#### Data section

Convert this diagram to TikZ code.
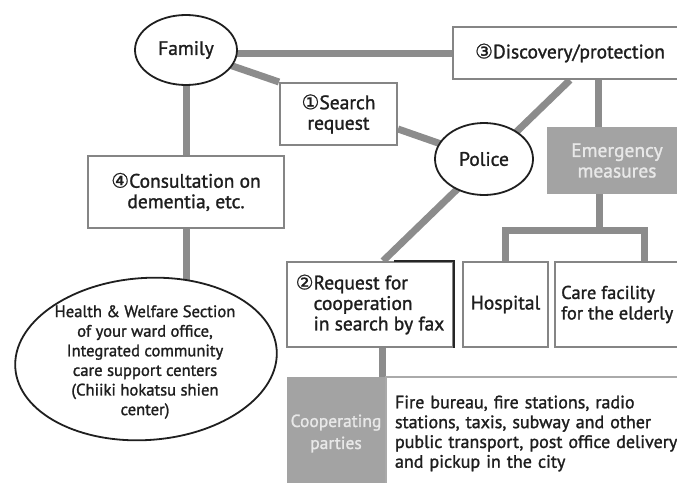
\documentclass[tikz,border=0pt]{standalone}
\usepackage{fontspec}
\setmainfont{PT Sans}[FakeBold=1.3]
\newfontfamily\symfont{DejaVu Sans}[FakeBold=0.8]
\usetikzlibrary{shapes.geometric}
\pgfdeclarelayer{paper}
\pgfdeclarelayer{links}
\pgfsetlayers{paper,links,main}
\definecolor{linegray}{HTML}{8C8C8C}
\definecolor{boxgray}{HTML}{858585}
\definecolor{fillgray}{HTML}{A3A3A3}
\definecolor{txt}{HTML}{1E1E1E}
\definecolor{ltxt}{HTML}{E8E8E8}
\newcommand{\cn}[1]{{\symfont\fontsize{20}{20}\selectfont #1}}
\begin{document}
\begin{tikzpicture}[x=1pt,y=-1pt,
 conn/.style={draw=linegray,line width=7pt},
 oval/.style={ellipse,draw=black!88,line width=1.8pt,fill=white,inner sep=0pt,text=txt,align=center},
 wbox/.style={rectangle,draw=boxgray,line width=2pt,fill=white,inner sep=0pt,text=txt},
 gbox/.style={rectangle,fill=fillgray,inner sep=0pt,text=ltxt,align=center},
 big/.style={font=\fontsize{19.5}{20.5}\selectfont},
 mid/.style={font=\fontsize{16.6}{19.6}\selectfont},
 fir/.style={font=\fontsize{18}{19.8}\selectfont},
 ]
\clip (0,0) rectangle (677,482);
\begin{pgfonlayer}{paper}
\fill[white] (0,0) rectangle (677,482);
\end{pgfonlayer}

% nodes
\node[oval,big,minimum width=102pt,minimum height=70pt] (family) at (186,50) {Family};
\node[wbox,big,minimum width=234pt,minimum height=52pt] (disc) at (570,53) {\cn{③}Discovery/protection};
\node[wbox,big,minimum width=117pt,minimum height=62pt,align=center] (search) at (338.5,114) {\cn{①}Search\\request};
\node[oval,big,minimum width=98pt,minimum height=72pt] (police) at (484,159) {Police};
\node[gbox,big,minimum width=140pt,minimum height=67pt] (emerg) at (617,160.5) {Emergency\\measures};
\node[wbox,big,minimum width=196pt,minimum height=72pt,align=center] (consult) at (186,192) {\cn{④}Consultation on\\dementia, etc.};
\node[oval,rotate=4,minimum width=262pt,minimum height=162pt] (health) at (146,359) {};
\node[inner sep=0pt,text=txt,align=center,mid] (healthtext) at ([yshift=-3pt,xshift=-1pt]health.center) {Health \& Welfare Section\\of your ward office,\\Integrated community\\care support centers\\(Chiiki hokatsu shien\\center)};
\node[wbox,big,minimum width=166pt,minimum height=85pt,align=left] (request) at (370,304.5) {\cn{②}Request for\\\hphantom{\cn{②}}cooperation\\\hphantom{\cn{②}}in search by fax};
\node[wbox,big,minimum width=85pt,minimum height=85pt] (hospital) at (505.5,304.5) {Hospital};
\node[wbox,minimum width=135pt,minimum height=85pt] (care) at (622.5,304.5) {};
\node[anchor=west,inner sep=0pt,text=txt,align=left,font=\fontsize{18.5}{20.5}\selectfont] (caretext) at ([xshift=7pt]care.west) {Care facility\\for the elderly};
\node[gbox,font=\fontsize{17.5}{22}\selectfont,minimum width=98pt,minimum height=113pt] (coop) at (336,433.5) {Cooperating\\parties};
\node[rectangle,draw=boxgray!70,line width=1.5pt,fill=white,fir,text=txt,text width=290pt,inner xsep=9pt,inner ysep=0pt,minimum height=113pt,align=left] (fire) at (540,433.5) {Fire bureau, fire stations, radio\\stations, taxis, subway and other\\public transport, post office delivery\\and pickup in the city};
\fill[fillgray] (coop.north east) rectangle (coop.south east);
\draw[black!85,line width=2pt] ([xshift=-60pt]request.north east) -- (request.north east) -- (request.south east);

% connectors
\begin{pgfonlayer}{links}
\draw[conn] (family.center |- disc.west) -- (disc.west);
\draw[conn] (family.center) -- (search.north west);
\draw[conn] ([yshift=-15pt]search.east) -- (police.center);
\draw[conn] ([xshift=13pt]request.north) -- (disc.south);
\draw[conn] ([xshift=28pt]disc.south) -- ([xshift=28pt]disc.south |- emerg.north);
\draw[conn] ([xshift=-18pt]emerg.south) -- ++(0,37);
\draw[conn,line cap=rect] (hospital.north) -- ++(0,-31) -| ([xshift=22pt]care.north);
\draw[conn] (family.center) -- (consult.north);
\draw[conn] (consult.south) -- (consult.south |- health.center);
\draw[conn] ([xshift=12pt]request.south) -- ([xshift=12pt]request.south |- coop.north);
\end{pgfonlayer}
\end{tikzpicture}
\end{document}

########

#### What is required:
Write out each line of the data exactly; the images should be left out.

#### Correct output:
Convert this diagram to TikZ code.
\documentclass[tikz,border=0pt]{standalone}
\usepackage{fontspec}
\setmainfont{PT Sans}[FakeBold=1.3]
\newfontfamily\symfont{DejaVu Sans}[FakeBold=0.8]
\usetikzlibrary{shapes.geometric}
\pgfdeclarelayer{paper}
\pgfdeclarelayer{links}
\pgfsetlayers{paper,links,main}
\definecolor{linegray}{HTML}{8C8C8C}
\definecolor{boxgray}{HTML}{858585}
\definecolor{fillgray}{HTML}{A3A3A3}
\definecolor{txt}{HTML}{1E1E1E}
\definecolor{ltxt}{HTML}{E8E8E8}
\newcommand{\cn}[1]{{\symfont\fontsize{20}{20}\selectfont #1}}
\begin{document}
\begin{tikzpicture}[x=1pt,y=-1pt,
 conn/.style={draw=linegray,line width=7pt},
 oval/.style={ellipse,draw=black!88,line width=1.8pt,fill=white,inner sep=0pt,text=txt,align=center},
 wbox/.style={rectangle,draw=boxgray,line width=2pt,fill=white,inner sep=0pt,text=txt},
 gbox/.style={rectangle,fill=fillgray,inner sep=0pt,text=ltxt,align=center},
 big/.style={font=\fontsize{19.5}{20.5}\selectfont},
 mid/.style={font=\fontsize{16.6}{19.6}\selectfont},
 fir/.style={font=\fontsize{18}{19.8}\selectfont},
 ]
\clip (0,0) rectangle (677,482);
\begin{pgfonlayer}{paper}
\fill[white] (0,0) rectangle (677,482);
\end{pgfonlayer}

% nodes
\node[oval,big,minimum width=102pt,minimum height=70pt] (family) at (186,50) {Family};
\node[wbox,big,minimum width=234pt,minimum height=52pt] (disc) at (570,53) {\cn{③}Discovery/protection};
\node[wbox,big,minimum width=117pt,minimum height=62pt,align=center] (search) at (338.5,114) {\cn{①}Search\\request};
\node[oval,big,minimum width=98pt,minimum height=72pt] (police) at (484,159) {Police};
\node[gbox,big,minimum width=140pt,minimum height=67pt] (emerg) at (617,160.5) {Emergency\\measures};
\node[wbox,big,minimum width=196pt,minimum height=72pt,align=center] (consult) at (186,192) {\cn{④}Consultation on\\dementia, etc.};
\node[oval,rotate=4,minimum width=262pt,minimum height=162pt] (health) at (146,359) {};
\node[inner sep=0pt,text=txt,align=center,mid] (healthtext) at ([yshift=-3pt,xshift=-1pt]health.center) {Health \& Welfare Section\\of your ward office,\\Integrated community\\care support centers\\(Chiiki hokatsu shien\\center)};
\node[wbox,big,minimum width=166pt,minimum height=85pt,align=left] (request) at (370,304.5) {\cn{②}Request for\\\hphantom{\cn{②}}cooperation\\\hphantom{\cn{②}}in search by fax};
\node[wbox,big,minimum width=85pt,minimum height=85pt] (hospital) at (505.5,304.5) {Hospital};
\node[wbox,minimum width=135pt,minimum height=85pt] (care) at (622.5,304.5) {};
\node[anchor=west,inner sep=0pt,text=txt,align=left,font=\fontsize{18.5}{20.5}\selectfont] (caretext) at ([xshift=7pt]care.west) {Care facility\\for the elderly};
\node[gbox,font=\fontsize{17.5}{22}\selectfont,minimum width=98pt,minimum height=113pt] (coop) at (336,433.5) {Cooperating\\parties};
\node[rectangle,draw=boxgray!70,line width=1.5pt,fill=white,fir,text=txt,text width=290pt,inner xsep=9pt,inner ysep=0pt,minimum height=113pt,align=left] (fire) at (540,433.5) {Fire bureau, fire stations, radio\\stations, taxis, subway and other\\public transport, post office delivery\\and pickup in the city};
\fill[fillgray] (coop.north east) rectangle (coop.south east);
\draw[black!85,line width=2pt] ([xshift=-60pt]request.north east) -- (request.north east) -- (request.south east);

% connectors
\begin{pgfonlayer}{links}
\draw[conn] (family.center |- disc.west) -- (disc.west);
\draw[conn] (family.center) -- (search.north west);
\draw[conn] ([yshift=-15pt]search.east) -- (police.center);
\draw[conn] ([xshift=13pt]request.north) -- (disc.south);
\draw[conn] ([xshift=28pt]disc.south) -- ([xshift=28pt]disc.south |- emerg.north);
\draw[conn] ([xshift=-18pt]emerg.south) -- ++(0,37);
\draw[conn,line cap=rect] (hospital.north) -- ++(0,-31) -| ([xshift=22pt]care.north);
\draw[conn] (family.center) -- (consult.north);
\draw[conn] (consult.south) -- (consult.south |- health.center);
\draw[conn] ([xshift=12pt]request.south) -- ([xshift=12pt]request.south |- coop.north);
\end{pgfonlayer}
\end{tikzpicture}
\end{document}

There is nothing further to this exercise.